DESCRIPTION OF THE TASK: In the material below, please retype the lines from the very first through the one with "135pt, minimum height", exactly and without pictures.

DATA FOR THE TASK:
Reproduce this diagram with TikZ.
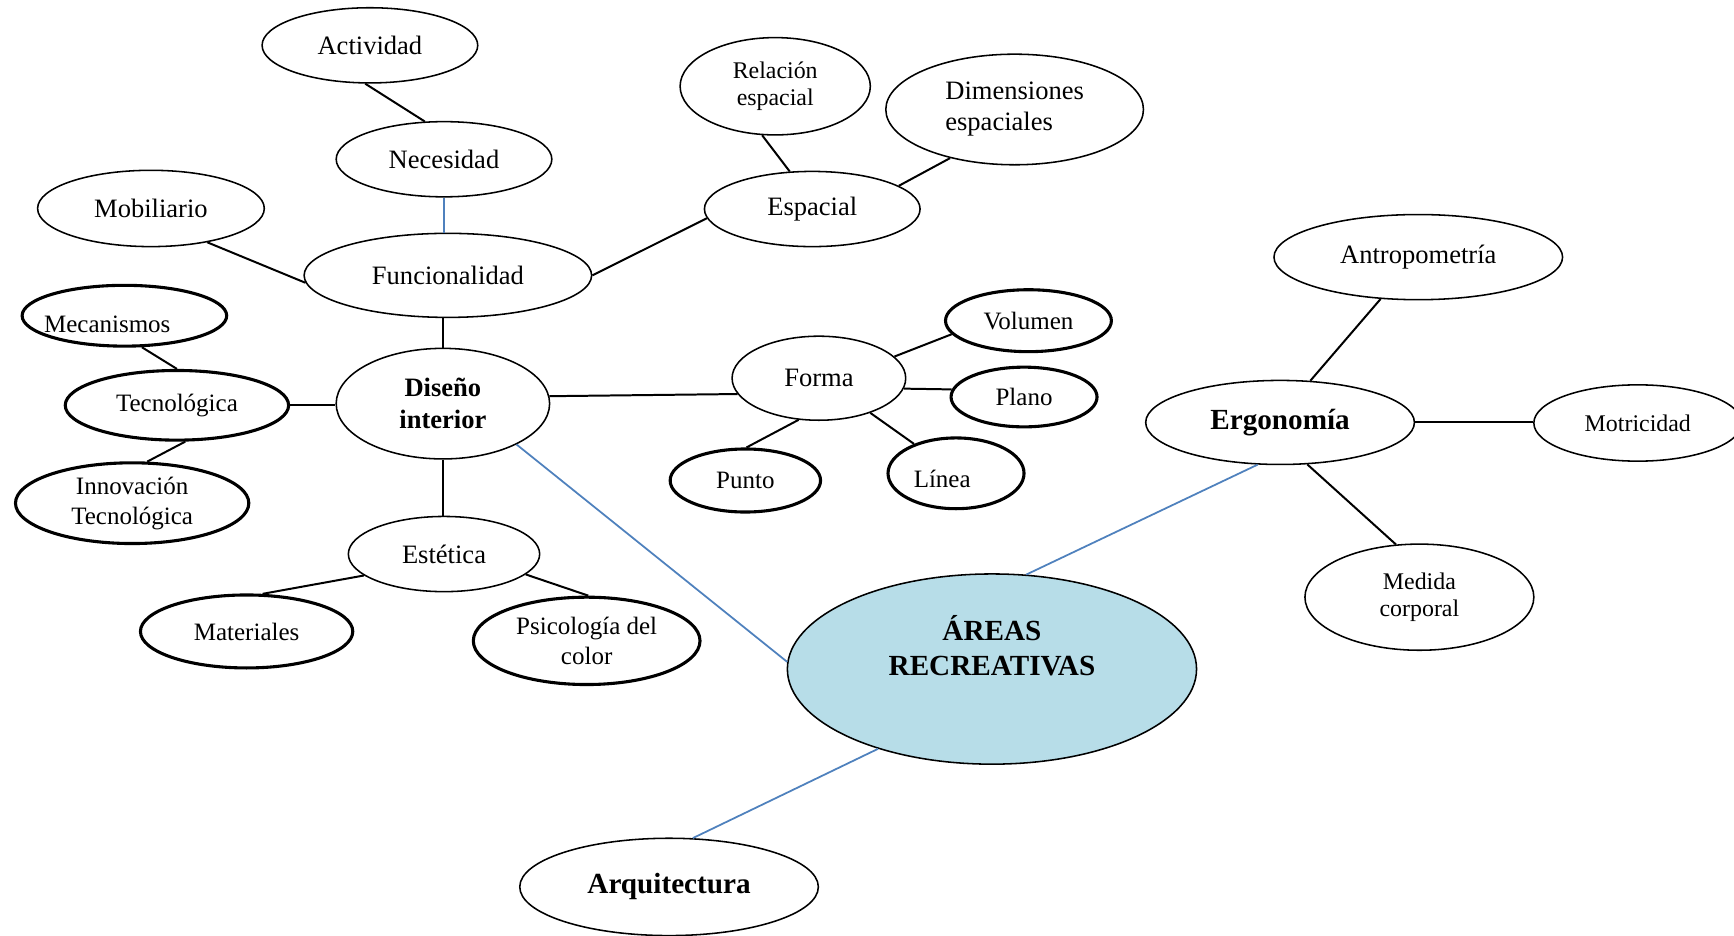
\documentclass[tikz,border=0pt]{standalone}
\usepackage{fontspec}
\setmainfont{Liberation Serif}
\usetikzlibrary{shapes.geometric}
\definecolor{azul}{RGB}{79,129,189}
\definecolor{celeste}{RGB}{183,221,232}

\begin{document}
\begin{tikzpicture}[
            x = 0.5pt, y = -0.5pt, % one unit = one pixel of the page, y downwards
            line width = 0.9pt, % line style
            every node/.style = {align = center, font = \fontsize{12}{14}\selectfont}
        ]

        \tikzstyle{concept}=[
            ellipse,
            draw,
            line width = 0.7pt,
            fill = white,
            inner sep = 0pt
        ]
        \tikzstyle{thick concept}=[concept, line width = 1.4pt, font = \fontsize{11.3}{13.5}\selectfont]
        \tikzstyle{small concept}=[concept, font = \fontsize{10.8}{12.5}\selectfont]
        \tikzstyle{title}=[font = \bfseries\fontsize{13.2}{15.5}\selectfont]
        \tikzstyle{link}=[draw, black]
        \tikzstyle{main link}=[draw, azul, line width = 0.8pt]

        \useasboundingbox (0,0) rectangle (1568,846);

        % centre
        \node[concept, fill = celeste, minimum width = 185pt, minimum height = 86pt] (AR) at (897,605) {};
        \node[title] (ART) at (897,584) {ÁREAS\\RECREATIVAS};
        \node[concept, title, minimum width = 135pt, minimum height = 44pt] (AQ) at (605,802) {Arquitectura};

        % interior design
        \node[concept, font = \bfseries\fontsize{12}{14.5}\selectfont,
              minimum width = 96.5pt, minimum height = 50pt] (DI) at (400.5,365) {Diseño\\interior};
        \node[concept, minimum width = 130pt, minimum height = 38pt] (FU) at (405,249) {Funcionalidad};
        \node[concept, minimum width = 97.5pt, minimum height = 34pt] (NE) at (401.5,144) {Necesidad};
        \node[concept, minimum width = 97.5pt, minimum height = 34pt] (AC) at (334.5,41) {Actividad};
        \node[concept, minimum width = 102.5pt, minimum height = 34.5pt] (MO) at (136.5,188.5) {Mobiliario};
        \node[concept, minimum width = 97.5pt, minimum height = 34pt] (ES) at (734.5,189) {Espacial};
        \node[small concept, minimum width = 86pt, minimum height = 44pt] (RE) at (701,78) {Relación\\espacial};
        \node[concept, align = left, minimum width = 116.5pt, minimum height = 50pt] (DE) at (917.5,99) {Dimensiones\\espaciales};

        \node[thick concept, minimum width = 92.5pt, minimum height = 27.5pt,
              label = {[xshift = -7.75pt, yshift = -3.75pt, font = \fontsize{11.3}{13.5}\selectfont]center:Mecanismos}] (ME) at (112.5,285.5) {};
        \node[thick concept, minimum width = 101pt, minimum height = 31.5pt] (TE) at (160,366.5) {Tecnológica};
        \node[thick concept, minimum width = 105.5pt, minimum height = 36.5pt] (IN) at (119.5,455) {Innovación\\Tecnológica};

        \node[concept, minimum width = 86.5pt, minimum height = 34pt] (ET) at (401.5,501) {Estética};
        \node[thick concept, minimum width = 96pt, minimum height = 33pt] (MA) at (223,571) {Materiales};
        \node[thick concept, minimum width = 102.5pt, minimum height = 39.5pt] (PS) at (530.5,579.5) {Psicología del\\color};

        \node[concept, minimum width = 78.5pt, minimum height = 38pt] (FO) at (740.5,342) {Forma};
        \node[thick concept, minimum width = 75pt, minimum height = 28pt] (VO) at (930,290) {Volumen};
        \node[thick concept, minimum width = 66pt, minimum height = 27pt] (PL) at (926,359) {Plano};
        \node[thick concept, minimum width = 68pt, minimum height = 28.5pt] (PU) at (674,434.5) {Punto};
        \node[thick concept, minimum width = 61.5pt, minimum height = 32pt,
              label = {[xshift = -6.25pt, yshift = -2.5pt, font = \fontsize{11.3}{13.5}\selectfont]center:Línea}] (LI) at (864.5,428) {};

        % ergonomics
        \node[concept, title, minimum width = 121.5pt, minimum height = 38pt] (ER) at (1157.5,382) {Ergonomía};
        \node[concept, minimum width = 130.5pt, minimum height = 38.5pt] (AN) at (1282.5,232.5) {Antropometría};
        \node[small concept, minimum width = 94pt, minimum height = 34.5pt] (MT) at (1481,382.5) {Motricidad};
        \node[small concept, minimum width = 103.5pt, minimum height = 48pt] (MD) at (1283.5,540) {Medida\\corporal};

        % links
        \path[main link] (DI.-29) -- (AR.178);
        \path[main link] (AR.70) -- (ER.-118);
        \path[main link] (AR.-145) -- (AQ.64);
        \path[main link] (NE.south) -- (NE.south |- FU.north);

        \path[link] (AC.-97) -- (NE.117);
        \path[link] (MO.-31) -- (FU.183);
        \path[link] (FU.east) -- (ES.185);
        \path[link] (DI.north |- FU.south) -- (DI.north);
        \path[link] (ES.121) -- (RE.-105);
        \path[link] (ES.15) -- (DE.-143);

        \path[link] (ME.-61) -- (TE.north);
        \path[link] (TE.east) -- (TE.east -| DI.west);
        \path[link] (TE.-77) -- (IN.70);

        \path[link] (DI.4) -- (FO.191);
        \path[link] (DI.south) -- (DI.south |- ET.north);
        \path[link] (ET.195) -- (MA.67);
        \path[link] (ET.-14) -- (PS.88);

        \path[link] (FO.16) -- (VO.190);
        \path[link] (FO.-7) -- (PL.174);
        \path[link] (FO.-116) -- (PU.88);
        \path[link] (FO.-34) -- (LI.145);

        \path[link] (ER.54) -- (AN.-132);
        \path[link] (ER.east) -- (ER.east -| MT.west);
        \path[link] (ER.-57) -- (MD.114);

\end{tikzpicture}
\end{document}
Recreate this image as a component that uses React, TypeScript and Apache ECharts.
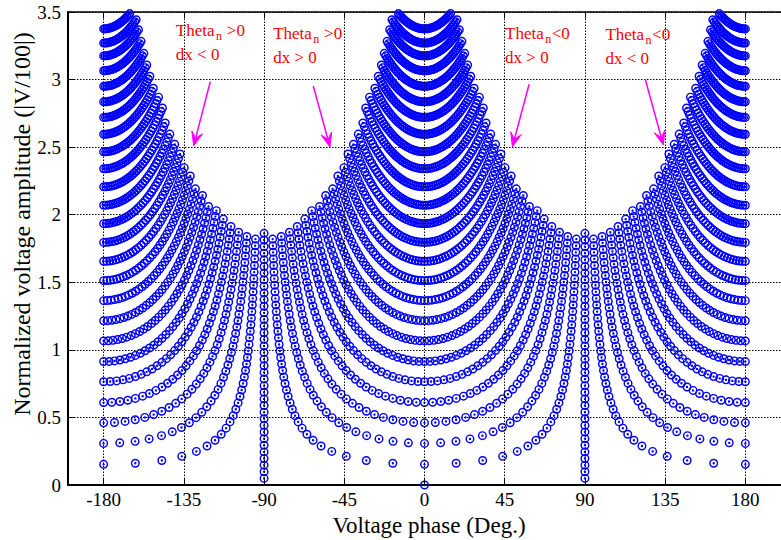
import React, { useEffect, useRef } from "react";
import * as echarts from "echarts";

// ---- data ----
// x-axis tick labels (Voltage phase, deg.)
const phaseTicks = [-180, -135, -90, -45, 0, 45, 90, 135, 180];
// real parts of the voltage: amplitude of each curve at phase 0 / ±180
const realParts = [
  0.153, 0.308, 0.46, 0.61, 0.764, 0.913, 1.066, 1.215, 1.364, 1.512, 1.655, 1.795,
  1.934, 2.07, 2.206, 2.34, 2.465, 2.595, 2.72, 2.835, 2.95, 3.065, 3.175, 3.27, 3.375,
];
// largest imaginary part reached by each curve (read on the envelope)
const imagLimits = [
  1.86, 1.855, 1.85, 1.84, 1.83, 1.815, 1.8, 1.78, 1.76, 1.735, 1.71, 1.68, 1.645,
  1.605, 1.565, 1.52, 1.47, 1.42, 1.37, 1.31, 1.26, 1.2, 1.14, 1.08, 1.02,
];
// imaginary parts, read along the ±90° column
const imagParts = [
  0, 0.049, 0.098, 0.147, 0.196, 0.245, 0.294, 0.343, 0.392, 0.441, 0.49, 0.539, 0.588,
  0.637, 0.686, 0.735, 0.784, 0.833, 0.882, 0.931, 0.98, 1.029, 1.078, 1.127, 1.176,
  1.225, 1.274, 1.323, 1.372, 1.421, 1.47, 1.519, 1.568, 1.617, 1.666, 1.715, 1.764,
  1.813, 1.862,
];
// annotation labels (anchor = left end / baseline of first line, in data units)
const labelAnchors = [
  [-139.5, 3.3225],
  [-84.9, 3.3],
  [45.2, 3.2966],
  [101.5, 3.293],
];
const labelRelations = [" >0", " >0", "<0", "<0"];
const labelDx = ["dx < 0", "dx > 0", "dx > 0", "dx < 0"];
// arrows (from -> to, data units)
const arrowFrom = [
  [-120.2, 2.984],
  [-62.4, 2.952],
  [58.7, 2.965],
  [123.8, 3.004],
];
const arrowTo = [
  [-129.5, 2.509],
  [-53.0, 2.501],
  [49.3, 2.503],
  [134.0, 2.516],
];

const FONT = '"Liberation Serif", "Times New Roman", serif';
const RING =
  "path://M0,5A5,5 0 1,0 10,5A5,5 0 1,0 0,5Z M1.6,5A3.4,3.4 0 1,1 8.4,5A3.4,3.4 0 1,1 1.6,5Z M3.7,5A1.3,1.3 0 1,0 6.3,5A1.3,1.3 0 1,0 3.7,5Z";

function buildPoints(): number[][] {
  const pts: number[][] = [];
  const push = (re: number, im: number) => {
    pts.push([(Math.atan2(im, re) * 180) / Math.PI, Math.hypot(re, im)]);
  };
  imagParts.forEach((im) => {
    if (im === 0) push(0, 0);
    else {
      push(0, im);
      push(0, -im);
    }
  });
  realParts.forEach((re, i) => {
    imagParts.forEach((im) => {
      if (im > imagLimits[i] + 1e-9) return;
      if (im === 0) {
        push(re, 0);
        pts.push([180, re]);
        pts.push([-180, re]);
      } else {
        push(re, im);
        push(re, -im);
        push(-re, im);
        push(-re, -im);
      }
    });
  });
  return pts;
}

export default function App() {
  const ref = useRef<HTMLDivElement>(null);
  useEffect(() => {
    if (!ref.current) return;
    const chart = echarts.init(ref.current, null, { renderer: "svg" });
    const points = buildPoints();
    const option: any = {
      animation: false,
      backgroundColor: "#ffffff",
      grid: { left: 68, top: 12, width: 721, height: 473, show: false },
      xAxis: [
        {
          type: "value",
          min: -200,
          max: 200,
          position: "bottom",
          axisLine: { show: true, onZero: false, lineStyle: { color: "#000", width: 2 } },
          axisTick: {
            show: true,
            inside: true,
            length: 6,
            customValues: phaseTicks,
            lineStyle: { color: "#000", width: 1 },
          },
          axisLabel: {
            customValues: phaseTicks,
            fontFamily: FONT,
            fontSize: 19,
            color: "#000",
            margin: 5,
          },
          splitLine: { show: false },
        },
        {
          type: "value",
          min: -200,
          max: 200,
          position: "top",
          axisLine: { show: true, onZero: false, lineStyle: { color: "#000", width: 1.5 } },
          axisTick: {
            show: true,
            inside: true,
            length: 6,
            customValues: phaseTicks,
            lineStyle: { color: "#000", width: 1 },
          },
          axisLabel: { show: false },
          splitLine: { show: false },
        },
      ],
      yAxis: [
        {
          type: "value",
          min: 0,
          max: 3.5,
          interval: 0.5,
          axisLine: { show: true, onZero: false, lineStyle: { color: "#000", width: 2 } },
          axisTick: { show: true, inside: true, length: 6, lineStyle: { color: "#000", width: 1 } },
          axisLabel: { fontFamily: FONT, fontSize: 19, color: "#000", margin: 7 },
          splitLine: { show: true, lineStyle: { color: "#000", width: 1, type: [1.5, 1.5] } },
        },
      ],
      series: [
        {
          type: "line",
          data: [],
          z: 1,
          silent: true,
          markLine: {
            silent: true,
            symbol: ["none", "none"],
            label: { show: false },
            lineStyle: { color: "#000", width: 1, type: [1.5, 1.5] },
            data: phaseTicks.map((v) => ({ xAxis: v })),
          },
        },
        {
          type: "scatter",
          xAxisIndex: 0,
          yAxisIndex: 0,
          data: points,
          symbol: RING,
          symbolSize: 9,
          itemStyle: { color: "#0000ff", opacity: 1 },
          progressive: 0,
          large: false,
          silent: true,
          z: 3,
        },
      ],
    };
    chart.setOption(option);

    const toPx = (p: number[]) =>
      chart.convertToPixel({ xAxisIndex: 0, yAxisIndex: 0 }, p) as number[];
    const ctx = document.createElement("canvas").getContext("2d")!;
    const measure = (t: string, size: number) => {
      ctx.font = `${size}px "Liberation Serif"`;
      return ctx.measureText(t).width;
    };
    const graphics: any[] = [];
    const RED = "#ff0000";
    const MAG = "#ff00ff";
    const FS = 17;
    const SUB = 12;
    const mid = (baseline: number, size: number) => baseline - 0.3375 * size;
    labelAnchors.forEach((a, i) => {
      const [x0, b0] = toPx(a);
      const wTheta = measure("Theta", FS);
      const xn = x0 + wTheta + 1.5;
      const xr = xn + measure("n", SUB) + 0.5;
      const common = { fontFamily: FONT, fill: RED, verticalAlign: "middle", align: "left" };
      graphics.push({ type: "text", x: x0, y: mid(b0, FS), style: { ...common, text: "Theta", fontSize: FS } });
      graphics.push({ type: "text", x: xn, y: mid(b0 + 4, SUB), style: { ...common, text: "n", fontSize: SUB } });
      graphics.push({ type: "text", x: xr, y: mid(b0, FS), style: { ...common, text: labelRelations[i], fontSize: FS } });
      graphics.push({ type: "text", x: x0, y: mid(b0 + 24, FS), style: { ...common, text: labelDx[i], fontSize: FS } });
    });
    arrowFrom.forEach((f, i) => {
      const [x1, y1] = toPx(f);
      const [x2, y2] = toPx(arrowTo[i]);
      const len = Math.hypot(x2 - x1, y2 - y1);
      const ux = (x2 - x1) / len;
      const uy = (y2 - y1) / len;
      const px = -uy;
      const py = ux;
      const L = 14;
      const W = 5.5;
      const N = 8;
      graphics.push({
        type: "line",
        shape: { x1, y1, x2: x2 - ux * N, y2: y2 - uy * N },
        style: { stroke: MAG, lineWidth: 1.5 },
        z: 100,
      });
      graphics.push({
        type: "polygon",
        shape: {
          points: [
            [x2, y2],
            [x2 - ux * L + px * W, y2 - uy * L + py * W],
            [x2 - ux * N, y2 - uy * N],
            [x2 - ux * L - px * W, y2 - uy * L - py * W],
          ],
        },
        style: { fill: MAG, stroke: MAG, lineWidth: 1 },
        z: 100,
      });
    });
    graphics.push({
      type: "text",
      x: 429,
      y: 525,
      style: { text: "Voltage phase (Deg.)", fontFamily: FONT, fontSize: 23, fill: "#000", align: "center", verticalAlign: "middle" },
    });
    graphics.push({
      type: "text",
      x: 22,
      y: 224,
      rotation: Math.PI / 2,
      style: {
        text: "Normalized voltage amplitude (|V/100|)",
        fontFamily: FONT,
        fontSize: 24,
        fill: "#000",
        align: "center",
        verticalAlign: "middle",
      },
    });
    chart.setOption({ graphic: graphics });
    return () => chart.dispose();
  }, []);
  return (
    <div
      ref={ref}
      style={{ position: "fixed", left: 0, top: 0, width: 781, height: 540, background: "#fff" }}
    />
  );
}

ANSWER TO THIS PROBLEM:
Reproduce this diagram with TikZ.
\documentclass[tikz,border=0pt]{standalone}
\usepackage{fontspec}
\setmainfont{Liberation Serif}
\usetikzlibrary{shapes.geometric}
\definecolor{azul}{RGB}{79,129,189}
\definecolor{celeste}{RGB}{183,221,232}

\begin{document}
\begin{tikzpicture}[
            x = 0.5pt, y = -0.5pt, % one unit = one pixel of the page, y downwards
            line width = 0.9pt, % line style
            every node/.style = {align = center, font = \fontsize{12}{14}\selectfont}
        ]

        \tikzstyle{concept}=[
            ellipse,
            draw,
            line width = 0.7pt,
            fill = white,
            inner sep = 0pt
        ]
        \tikzstyle{thick concept}=[concept, line width = 1.4pt, font = \fontsize{11.3}{13.5}\selectfont]
        \tikzstyle{small concept}=[concept, font = \fontsize{10.8}{12.5}\selectfont]
        \tikzstyle{title}=[font = \bfseries\fontsize{13.2}{15.5}\selectfont]
        \tikzstyle{link}=[draw, black]
        \tikzstyle{main link}=[draw, azul, line width = 0.8pt]

        \useasboundingbox (0,0) rectangle (1568,846);

        % centre
        \node[concept, fill = celeste, minimum width = 185pt, minimum height = 86pt] (AR) at (897,605) {};
        \node[title] (ART) at (897,584) {ÁREAS\\RECREATIVAS};
        \node[concept, title, minimum width = 135pt, minimum height = 44pt] (AQ) at (605,802) {Arquitectura};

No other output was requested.